To do =
Return the material word for word. Do not include the pictures.

## START Records for this task

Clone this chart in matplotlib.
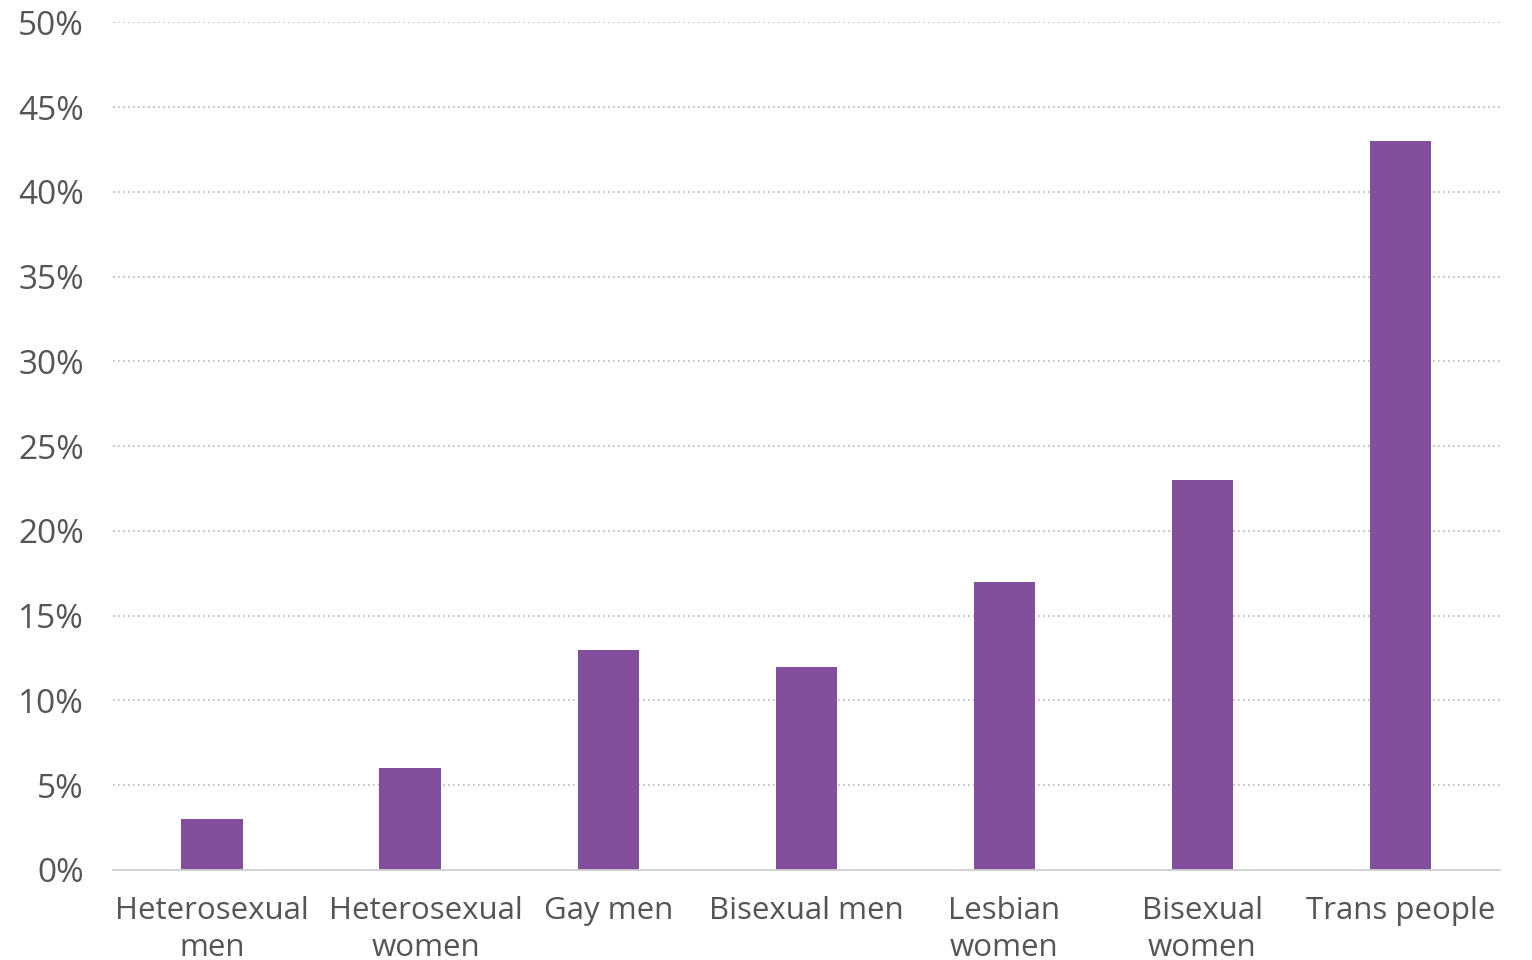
import matplotlib
matplotlib.use('Agg')
import matplotlib.pyplot as plt
import matplotlib.transforms as mtransforms
import numpy as np

# share of each group, in percent
categories = ['Heterosexual\nmen', 'Heterosexual\nwomen', 'Gay men', 'Bisexual men',
              'Lesbian\nwomen', 'Bisexual\nwomen', 'Trans people']
values = [3, 6, 13, 12, 17, 23, 43]
yticks = [0, 5, 10, 15, 20, 25, 30, 35, 40, 45, 50]

plt.rcParams['font.family'] = ['Open Sans', 'DejaVu Sans']

fig = plt.figure(figsize=(15.32, 9.6), dpi=100)
ax = fig.add_axes([0.0738, 0.0938, 0.905, 0.883])

x = np.arange(len(categories))
ax.bar(x, values, width=0.31, color='#834e9b', zorder=3)

ax.set_xlim(-0.5, len(categories) - 0.5)
ax.set_ylim(0, 50)
ax.set_yticks(yticks)
ax.set_yticklabels([f'{v}%' for v in yticks])
ax.set_xticks(x)
ax.set_xticklabels(categories, linespacing=1.28)

ax.grid(axis='y', color='#b5b5b5', linestyle=(0, (1, 2)), linewidth=1.2, zorder=0)
for side in ('top', 'right', 'left'):
    ax.spines[side].set_visible(False)
ax.spines['bottom'].set_color('#d0d0d0')
ax.spines['bottom'].set_linewidth(1.3)
ax.spines['bottom'].set_zorder(4)

ax.tick_params(axis='both', length=0, labelcolor='#555555')
ax.tick_params(axis='x', labelsize=22.5, pad=19)
ax.tick_params(axis='y', labelsize=24, pad=21)
# hide the 0% gridline under the axis line
ax.yaxis.get_gridlines()[0].set_visible(False)

# nudge the second label right so it clears its neighbour
lbl = ax.get_xticklabels()[1]
lbl.set_transform(lbl.get_transform() + mtransforms.ScaledTranslation(0.16, 0, fig.dpi_scale_trans))

fig.savefig('out.png', dpi=100, facecolor='white')
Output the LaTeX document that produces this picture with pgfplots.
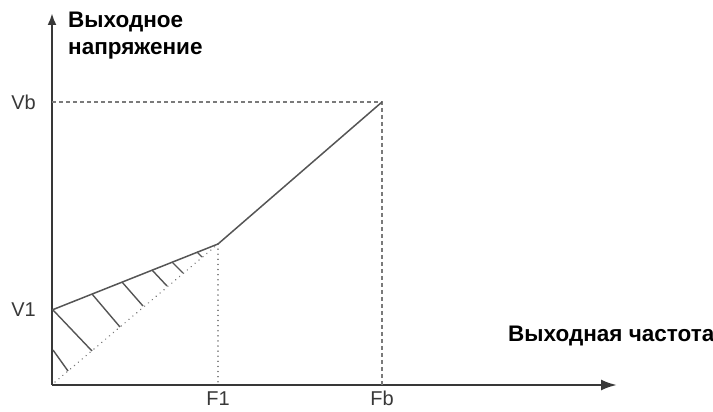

## END Records for this task

Response =
Clone this chart in matplotlib.
import matplotlib
matplotlib.use('Agg')
import matplotlib.pyplot as plt
import matplotlib.transforms as mtransforms
import numpy as np

# share of each group, in percent
categories = ['Heterosexual\nmen', 'Heterosexual\nwomen', 'Gay men', 'Bisexual men',
              'Lesbian\nwomen', 'Bisexual\nwomen', 'Trans people']
values = [3, 6, 13, 12, 17, 23, 43]
yticks = [0, 5, 10, 15, 20, 25, 30, 35, 40, 45, 50]

plt.rcParams['font.family'] = ['Open Sans', 'DejaVu Sans']

fig = plt.figure(figsize=(15.32, 9.6), dpi=100)
ax = fig.add_axes([0.0738, 0.0938, 0.905, 0.883])

x = np.arange(len(categories))
ax.bar(x, values, width=0.31, color='#834e9b', zorder=3)

ax.set_xlim(-0.5, len(categories) - 0.5)
ax.set_ylim(0, 50)
ax.set_yticks(yticks)
ax.set_yticklabels([f'{v}%' for v in yticks])
ax.set_xticks(x)
ax.set_xticklabels(categories, linespacing=1.28)

ax.grid(axis='y', color='#b5b5b5', linestyle=(0, (1, 2)), linewidth=1.2, zorder=0)
for side in ('top', 'right', 'left'):
    ax.spines[side].set_visible(False)
ax.spines['bottom'].set_color('#d0d0d0')
ax.spines['bottom'].set_linewidth(1.3)
ax.spines['bottom'].set_zorder(4)

ax.tick_params(axis='both', length=0, labelcolor='#555555')
ax.tick_params(axis='x', labelsize=22.5, pad=19)
ax.tick_params(axis='y', labelsize=24, pad=21)
# hide the 0% gridline under the axis line
ax.yaxis.get_gridlines()[0].set_visible(False)

# nudge the second label right so it clears its neighbour
lbl = ax.get_xticklabels()[1]
lbl.set_transform(lbl.get_transform() + mtransforms.ScaledTranslation(0.16, 0, fig.dpi_scale_trans))

fig.savefig('out.png', dpi=100, facecolor='white')
Output the LaTeX document that produces this picture with pgfplots.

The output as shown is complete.